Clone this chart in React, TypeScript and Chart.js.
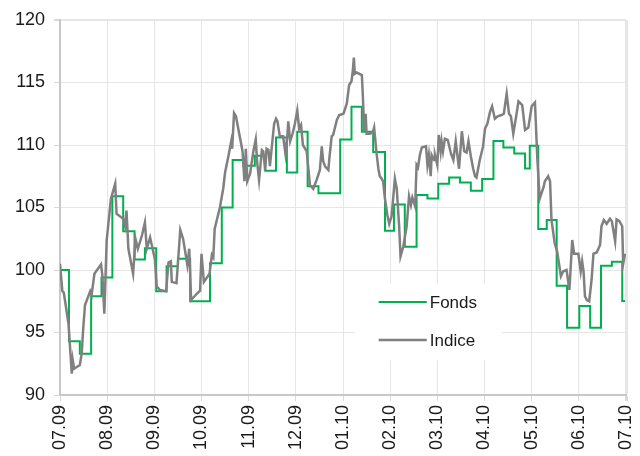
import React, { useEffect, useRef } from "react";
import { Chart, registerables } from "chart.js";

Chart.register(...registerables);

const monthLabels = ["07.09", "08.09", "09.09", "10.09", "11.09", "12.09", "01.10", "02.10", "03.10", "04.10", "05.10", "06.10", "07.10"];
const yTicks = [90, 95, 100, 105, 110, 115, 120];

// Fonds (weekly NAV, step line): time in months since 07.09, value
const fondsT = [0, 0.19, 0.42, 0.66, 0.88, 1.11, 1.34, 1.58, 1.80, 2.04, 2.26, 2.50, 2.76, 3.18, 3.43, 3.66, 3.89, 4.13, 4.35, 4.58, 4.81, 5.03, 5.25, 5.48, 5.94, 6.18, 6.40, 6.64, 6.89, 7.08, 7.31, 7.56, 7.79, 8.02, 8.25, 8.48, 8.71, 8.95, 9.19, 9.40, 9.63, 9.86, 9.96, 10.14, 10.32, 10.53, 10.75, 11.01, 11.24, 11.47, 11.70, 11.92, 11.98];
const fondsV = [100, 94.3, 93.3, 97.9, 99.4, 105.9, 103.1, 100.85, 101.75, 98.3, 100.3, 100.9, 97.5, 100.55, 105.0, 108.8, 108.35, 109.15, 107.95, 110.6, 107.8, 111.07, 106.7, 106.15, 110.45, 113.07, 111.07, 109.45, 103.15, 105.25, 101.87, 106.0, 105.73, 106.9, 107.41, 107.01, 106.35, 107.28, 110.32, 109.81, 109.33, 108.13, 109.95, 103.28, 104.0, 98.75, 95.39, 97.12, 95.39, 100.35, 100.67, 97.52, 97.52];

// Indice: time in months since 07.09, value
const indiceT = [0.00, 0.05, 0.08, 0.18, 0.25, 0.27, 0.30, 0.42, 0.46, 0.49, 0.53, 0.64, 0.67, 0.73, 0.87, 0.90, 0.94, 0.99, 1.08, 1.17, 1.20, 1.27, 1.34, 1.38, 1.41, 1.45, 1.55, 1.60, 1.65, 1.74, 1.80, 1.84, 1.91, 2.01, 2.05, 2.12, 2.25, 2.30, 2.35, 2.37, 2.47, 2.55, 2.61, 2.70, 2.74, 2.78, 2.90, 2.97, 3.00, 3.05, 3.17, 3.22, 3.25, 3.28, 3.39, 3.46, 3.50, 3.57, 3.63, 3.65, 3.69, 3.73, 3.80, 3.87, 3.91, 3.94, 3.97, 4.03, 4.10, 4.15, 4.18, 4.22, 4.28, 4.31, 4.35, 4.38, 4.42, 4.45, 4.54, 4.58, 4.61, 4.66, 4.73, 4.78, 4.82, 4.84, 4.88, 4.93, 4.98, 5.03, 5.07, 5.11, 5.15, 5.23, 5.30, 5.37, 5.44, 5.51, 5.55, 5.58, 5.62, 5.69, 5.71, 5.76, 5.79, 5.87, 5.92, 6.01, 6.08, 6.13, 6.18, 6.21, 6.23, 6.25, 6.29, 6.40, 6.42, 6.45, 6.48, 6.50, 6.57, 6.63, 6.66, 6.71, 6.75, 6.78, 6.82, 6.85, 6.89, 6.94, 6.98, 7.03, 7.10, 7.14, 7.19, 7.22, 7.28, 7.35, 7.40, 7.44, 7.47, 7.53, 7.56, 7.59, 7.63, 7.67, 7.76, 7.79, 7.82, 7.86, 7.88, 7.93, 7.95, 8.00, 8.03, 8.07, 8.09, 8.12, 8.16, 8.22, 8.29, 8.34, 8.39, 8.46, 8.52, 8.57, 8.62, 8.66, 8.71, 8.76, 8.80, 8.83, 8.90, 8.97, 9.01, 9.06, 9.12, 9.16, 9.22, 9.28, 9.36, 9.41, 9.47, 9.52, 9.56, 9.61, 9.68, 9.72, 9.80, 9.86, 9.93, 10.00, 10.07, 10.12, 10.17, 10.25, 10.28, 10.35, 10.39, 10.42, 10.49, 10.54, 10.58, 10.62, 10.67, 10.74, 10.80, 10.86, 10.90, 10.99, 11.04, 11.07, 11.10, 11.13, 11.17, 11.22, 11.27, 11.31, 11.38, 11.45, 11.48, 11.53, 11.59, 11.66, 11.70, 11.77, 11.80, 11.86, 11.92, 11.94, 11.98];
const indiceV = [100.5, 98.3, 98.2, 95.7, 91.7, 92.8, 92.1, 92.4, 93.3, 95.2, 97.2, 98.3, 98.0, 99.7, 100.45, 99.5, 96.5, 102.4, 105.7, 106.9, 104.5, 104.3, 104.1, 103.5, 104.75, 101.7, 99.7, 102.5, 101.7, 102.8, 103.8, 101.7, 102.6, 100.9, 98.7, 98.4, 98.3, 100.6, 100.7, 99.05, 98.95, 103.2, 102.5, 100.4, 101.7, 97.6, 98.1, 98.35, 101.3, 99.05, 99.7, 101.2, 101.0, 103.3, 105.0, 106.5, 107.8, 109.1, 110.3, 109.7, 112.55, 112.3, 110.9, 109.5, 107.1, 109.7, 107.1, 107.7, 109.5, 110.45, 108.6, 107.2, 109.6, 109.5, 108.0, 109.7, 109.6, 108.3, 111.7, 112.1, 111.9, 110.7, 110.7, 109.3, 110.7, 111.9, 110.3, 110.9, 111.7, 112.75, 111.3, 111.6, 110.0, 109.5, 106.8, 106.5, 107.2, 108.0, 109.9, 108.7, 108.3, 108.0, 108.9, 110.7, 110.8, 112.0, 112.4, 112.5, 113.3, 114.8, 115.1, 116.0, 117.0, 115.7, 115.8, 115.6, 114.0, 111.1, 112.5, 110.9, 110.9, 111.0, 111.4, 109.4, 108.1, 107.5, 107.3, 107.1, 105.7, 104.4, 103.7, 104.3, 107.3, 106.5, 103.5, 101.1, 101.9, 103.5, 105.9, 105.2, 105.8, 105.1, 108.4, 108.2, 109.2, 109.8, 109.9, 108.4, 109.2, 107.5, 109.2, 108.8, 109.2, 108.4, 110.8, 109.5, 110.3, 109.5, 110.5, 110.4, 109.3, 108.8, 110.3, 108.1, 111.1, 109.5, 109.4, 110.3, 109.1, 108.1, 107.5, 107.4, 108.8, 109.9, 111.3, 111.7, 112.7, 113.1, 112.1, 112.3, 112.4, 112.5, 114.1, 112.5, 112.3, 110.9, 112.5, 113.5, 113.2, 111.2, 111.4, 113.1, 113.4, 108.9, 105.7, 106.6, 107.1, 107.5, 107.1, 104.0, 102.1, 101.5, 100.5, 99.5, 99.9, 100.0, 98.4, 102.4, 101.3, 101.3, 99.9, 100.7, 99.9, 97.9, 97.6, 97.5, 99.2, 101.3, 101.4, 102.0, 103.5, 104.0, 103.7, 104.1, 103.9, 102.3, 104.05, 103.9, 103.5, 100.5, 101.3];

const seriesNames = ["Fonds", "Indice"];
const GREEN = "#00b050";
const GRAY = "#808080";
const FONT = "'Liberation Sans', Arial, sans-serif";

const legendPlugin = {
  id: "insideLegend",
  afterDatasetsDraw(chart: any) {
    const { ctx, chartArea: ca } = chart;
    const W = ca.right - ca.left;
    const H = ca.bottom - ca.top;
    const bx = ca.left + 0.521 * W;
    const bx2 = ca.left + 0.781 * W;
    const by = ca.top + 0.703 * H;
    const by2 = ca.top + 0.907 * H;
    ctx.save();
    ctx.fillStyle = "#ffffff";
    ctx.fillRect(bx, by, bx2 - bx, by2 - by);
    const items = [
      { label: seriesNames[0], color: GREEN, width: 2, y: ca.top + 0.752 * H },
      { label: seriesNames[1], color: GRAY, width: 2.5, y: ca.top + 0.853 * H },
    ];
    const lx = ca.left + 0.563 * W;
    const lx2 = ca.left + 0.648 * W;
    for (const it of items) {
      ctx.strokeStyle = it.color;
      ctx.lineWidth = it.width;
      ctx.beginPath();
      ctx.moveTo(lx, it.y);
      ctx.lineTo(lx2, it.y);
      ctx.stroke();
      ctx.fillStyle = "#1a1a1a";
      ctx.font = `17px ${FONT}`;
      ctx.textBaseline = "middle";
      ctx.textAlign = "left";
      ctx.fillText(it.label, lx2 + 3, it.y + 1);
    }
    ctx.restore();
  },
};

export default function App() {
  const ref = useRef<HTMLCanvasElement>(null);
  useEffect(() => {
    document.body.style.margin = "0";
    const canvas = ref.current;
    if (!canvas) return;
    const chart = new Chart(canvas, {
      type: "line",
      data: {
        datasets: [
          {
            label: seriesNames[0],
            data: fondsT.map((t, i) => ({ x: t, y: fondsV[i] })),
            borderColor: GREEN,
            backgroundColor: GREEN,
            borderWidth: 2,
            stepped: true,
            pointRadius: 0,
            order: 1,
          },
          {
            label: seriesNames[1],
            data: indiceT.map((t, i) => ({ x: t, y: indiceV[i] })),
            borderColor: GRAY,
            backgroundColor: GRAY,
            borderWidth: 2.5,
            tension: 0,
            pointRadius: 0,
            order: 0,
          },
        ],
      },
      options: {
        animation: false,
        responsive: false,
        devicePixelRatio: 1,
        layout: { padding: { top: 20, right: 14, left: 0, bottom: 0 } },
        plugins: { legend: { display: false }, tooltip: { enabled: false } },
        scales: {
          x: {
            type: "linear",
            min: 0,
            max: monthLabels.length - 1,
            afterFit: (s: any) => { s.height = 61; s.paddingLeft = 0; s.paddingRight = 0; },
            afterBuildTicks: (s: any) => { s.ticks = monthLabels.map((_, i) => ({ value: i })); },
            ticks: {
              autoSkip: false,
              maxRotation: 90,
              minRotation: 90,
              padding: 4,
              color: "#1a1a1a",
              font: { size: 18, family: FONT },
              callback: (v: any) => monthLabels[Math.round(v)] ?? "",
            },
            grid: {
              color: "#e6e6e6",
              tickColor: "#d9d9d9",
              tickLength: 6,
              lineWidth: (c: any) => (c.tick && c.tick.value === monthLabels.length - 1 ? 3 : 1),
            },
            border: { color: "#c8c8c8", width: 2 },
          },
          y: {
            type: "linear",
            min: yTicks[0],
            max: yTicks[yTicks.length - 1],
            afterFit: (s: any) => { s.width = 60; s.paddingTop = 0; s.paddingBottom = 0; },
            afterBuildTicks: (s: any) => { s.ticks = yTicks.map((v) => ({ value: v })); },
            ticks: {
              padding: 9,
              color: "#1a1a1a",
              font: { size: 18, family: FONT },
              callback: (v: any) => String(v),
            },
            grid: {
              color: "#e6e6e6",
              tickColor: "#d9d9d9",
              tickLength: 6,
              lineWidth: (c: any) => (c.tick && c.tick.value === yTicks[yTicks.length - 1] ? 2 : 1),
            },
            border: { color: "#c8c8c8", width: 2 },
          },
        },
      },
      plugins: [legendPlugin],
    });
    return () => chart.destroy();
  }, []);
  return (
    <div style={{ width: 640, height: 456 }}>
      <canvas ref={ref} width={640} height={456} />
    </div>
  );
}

◆ Instructions to follow ◆
Copy nothing but the lines from the top of the data down to the line containing "100.67, 97.52, 97.52];", and leave the pictures out.

◆ Result ◆
Clone this chart in React, TypeScript and Chart.js.
import React, { useEffect, useRef } from "react";
import { Chart, registerables } from "chart.js";

Chart.register(...registerables);

const monthLabels = ["07.09", "08.09", "09.09", "10.09", "11.09", "12.09", "01.10", "02.10", "03.10", "04.10", "05.10", "06.10", "07.10"];
const yTicks = [90, 95, 100, 105, 110, 115, 120];

// Fonds (weekly NAV, step line): time in months since 07.09, value
const fondsT = [0, 0.19, 0.42, 0.66, 0.88, 1.11, 1.34, 1.58, 1.80, 2.04, 2.26, 2.50, 2.76, 3.18, 3.43, 3.66, 3.89, 4.13, 4.35, 4.58, 4.81, 5.03, 5.25, 5.48, 5.94, 6.18, 6.40, 6.64, 6.89, 7.08, 7.31, 7.56, 7.79, 8.02, 8.25, 8.48, 8.71, 8.95, 9.19, 9.40, 9.63, 9.86, 9.96, 10.14, 10.32, 10.53, 10.75, 11.01, 11.24, 11.47, 11.70, 11.92, 11.98];
const fondsV = [100, 94.3, 93.3, 97.9, 99.4, 105.9, 103.1, 100.85, 101.75, 98.3, 100.3, 100.9, 97.5, 100.55, 105.0, 108.8, 108.35, 109.15, 107.95, 110.6, 107.8, 111.07, 106.7, 106.15, 110.45, 113.07, 111.07, 109.45, 103.15, 105.25, 101.87, 106.0, 105.73, 106.9, 107.41, 107.01, 106.35, 107.28, 110.32, 109.81, 109.33, 108.13, 109.95, 103.28, 104.0, 98.75, 95.39, 97.12, 95.39, 100.35, 100.67, 97.52, 97.52];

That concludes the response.